Please transcribe the data that follows without the pictures, keeping every word the same.

○ ○ ○ ○ ○ ○ ○

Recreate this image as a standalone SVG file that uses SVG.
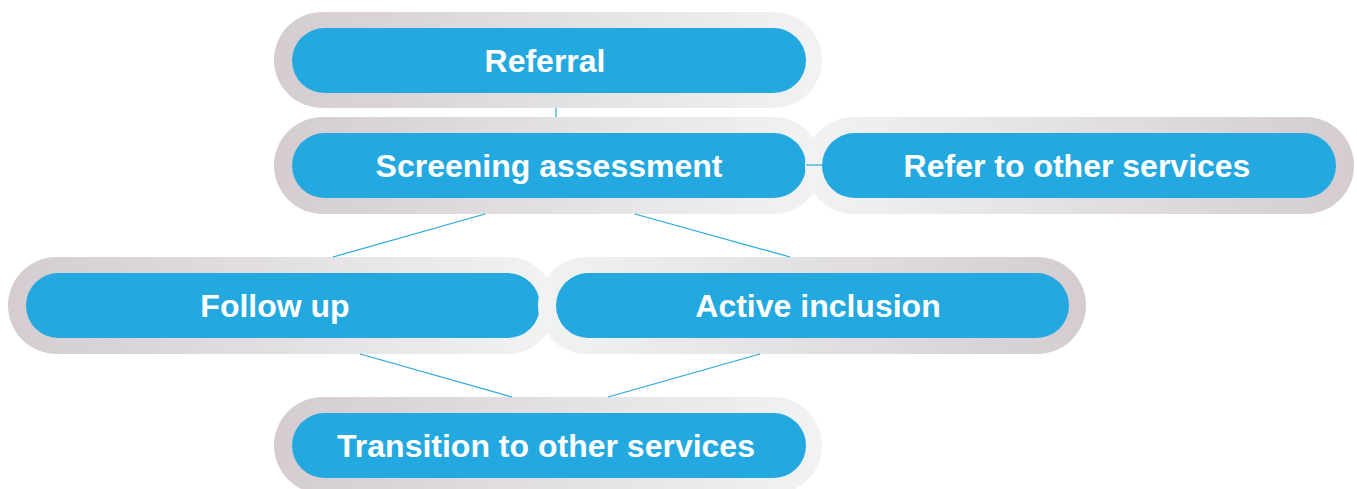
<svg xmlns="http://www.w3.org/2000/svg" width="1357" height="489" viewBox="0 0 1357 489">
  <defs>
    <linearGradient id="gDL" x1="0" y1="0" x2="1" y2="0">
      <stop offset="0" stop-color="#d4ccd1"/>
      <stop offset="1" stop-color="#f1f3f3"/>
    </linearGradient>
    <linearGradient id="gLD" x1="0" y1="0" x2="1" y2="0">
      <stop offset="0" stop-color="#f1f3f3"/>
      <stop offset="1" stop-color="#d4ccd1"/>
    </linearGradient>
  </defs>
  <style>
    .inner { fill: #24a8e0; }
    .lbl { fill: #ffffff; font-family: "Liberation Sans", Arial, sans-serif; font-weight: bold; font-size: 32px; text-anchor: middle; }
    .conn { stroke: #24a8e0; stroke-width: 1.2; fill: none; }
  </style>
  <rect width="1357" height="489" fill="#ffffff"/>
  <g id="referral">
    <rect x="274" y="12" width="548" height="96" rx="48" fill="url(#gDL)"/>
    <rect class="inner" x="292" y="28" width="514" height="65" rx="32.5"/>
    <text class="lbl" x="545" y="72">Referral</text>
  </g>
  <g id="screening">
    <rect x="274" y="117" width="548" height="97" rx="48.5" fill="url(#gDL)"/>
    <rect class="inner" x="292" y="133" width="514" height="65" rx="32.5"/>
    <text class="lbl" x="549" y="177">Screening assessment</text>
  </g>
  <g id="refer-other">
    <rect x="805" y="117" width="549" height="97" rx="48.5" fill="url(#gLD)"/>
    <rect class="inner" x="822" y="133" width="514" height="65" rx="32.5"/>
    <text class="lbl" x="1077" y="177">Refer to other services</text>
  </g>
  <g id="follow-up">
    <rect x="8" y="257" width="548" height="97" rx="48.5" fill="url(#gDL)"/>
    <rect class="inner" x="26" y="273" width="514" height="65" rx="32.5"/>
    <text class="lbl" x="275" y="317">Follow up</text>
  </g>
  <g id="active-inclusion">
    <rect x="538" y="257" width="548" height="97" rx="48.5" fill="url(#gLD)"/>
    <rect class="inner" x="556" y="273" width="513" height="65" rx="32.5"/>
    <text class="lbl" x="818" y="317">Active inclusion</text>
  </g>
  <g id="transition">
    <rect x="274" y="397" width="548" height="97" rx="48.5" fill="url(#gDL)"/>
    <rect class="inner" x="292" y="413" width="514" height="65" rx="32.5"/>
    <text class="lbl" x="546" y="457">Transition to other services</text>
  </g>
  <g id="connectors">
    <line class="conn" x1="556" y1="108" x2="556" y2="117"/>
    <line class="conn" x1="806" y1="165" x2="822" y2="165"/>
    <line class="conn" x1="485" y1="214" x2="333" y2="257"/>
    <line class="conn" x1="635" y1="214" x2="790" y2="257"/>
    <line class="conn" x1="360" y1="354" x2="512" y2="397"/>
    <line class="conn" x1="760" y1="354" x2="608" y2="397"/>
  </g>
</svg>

○ ○ ○ ○ ○ ○ ○

OUTPUT OF THE TASK ->
Recreate this image as a standalone SVG file that uses SVG.
<svg xmlns="http://www.w3.org/2000/svg" width="1357" height="489" viewBox="0 0 1357 489">
  <defs>
    <linearGradient id="gDL" x1="0" y1="0" x2="1" y2="0">
      <stop offset="0" stop-color="#d4ccd1"/>
      <stop offset="1" stop-color="#f1f3f3"/>
    </linearGradient>
    <linearGradient id="gLD" x1="0" y1="0" x2="1" y2="0">
      <stop offset="0" stop-color="#f1f3f3"/>
      <stop offset="1" stop-color="#d4ccd1"/>
    </linearGradient>
  </defs>
  <style>
    .inner { fill: #24a8e0; }
    .lbl { fill: #ffffff; font-family: "Liberation Sans", Arial, sans-serif; font-weight: bold; font-size: 32px; text-anchor: middle; }
    .conn { stroke: #24a8e0; stroke-width: 1.2; fill: none; }
  </style>
  <rect width="1357" height="489" fill="#ffffff"/>
  <g id="referral">
    <rect x="274" y="12" width="548" height="96" rx="48" fill="url(#gDL)"/>
    <rect class="inner" x="292" y="28" width="514" height="65" rx="32.5"/>
    <text class="lbl" x="545" y="72">Referral</text>
  </g>
  <g id="screening">
    <rect x="274" y="117" width="548" height="97" rx="48.5" fill="url(#gDL)"/>
    <rect class="inner" x="292" y="133" width="514" height="65" rx="32.5"/>
    <text class="lbl" x="549" y="177">Screening assessment</text>
  </g>
  <g id="refer-other">
    <rect x="805" y="117" width="549" height="97" rx="48.5" fill="url(#gLD)"/>
    <rect class="inner" x="822" y="133" width="514" height="65" rx="32.5"/>
    <text class="lbl" x="1077" y="177">Refer to other services</text>
  </g>
  <g id="follow-up">
    <rect x="8" y="257" width="548" height="97" rx="48.5" fill="url(#gDL)"/>
    <rect class="inner" x="26" y="273" width="514" height="65" rx="32.5"/>
    <text class="lbl" x="275" y="317">Follow up</text>
  </g>
  <g id="active-inclusion">
    <rect x="538" y="257" width="548" height="97" rx="48.5" fill="url(#gLD)"/>
    <rect class="inner" x="556" y="273" width="513" height="65" rx="32.5"/>
    <text class="lbl" x="818" y="317">Active inclusion</text>
  </g>
  <g id="transition">
    <rect x="274" y="397" width="548" height="97" rx="48.5" fill="url(#gDL)"/>
    <rect class="inner" x="292" y="413" width="514" height="65" rx="32.5"/>
    <text class="lbl" x="546" y="457">Transition to other services</text>
  </g>
  <g id="connectors">
    <line class="conn" x1="556" y1="108" x2="556" y2="117"/>
    <line class="conn" x1="806" y1="165" x2="822" y2="165"/>
    <line class="conn" x1="485" y1="214" x2="333" y2="257"/>
    <line class="conn" x1="635" y1="214" x2="790" y2="257"/>
    <line class="conn" x1="360" y1="354" x2="512" y2="397"/>
    <line class="conn" x1="760" y1="354" x2="608" y2="397"/>
  </g>
</svg>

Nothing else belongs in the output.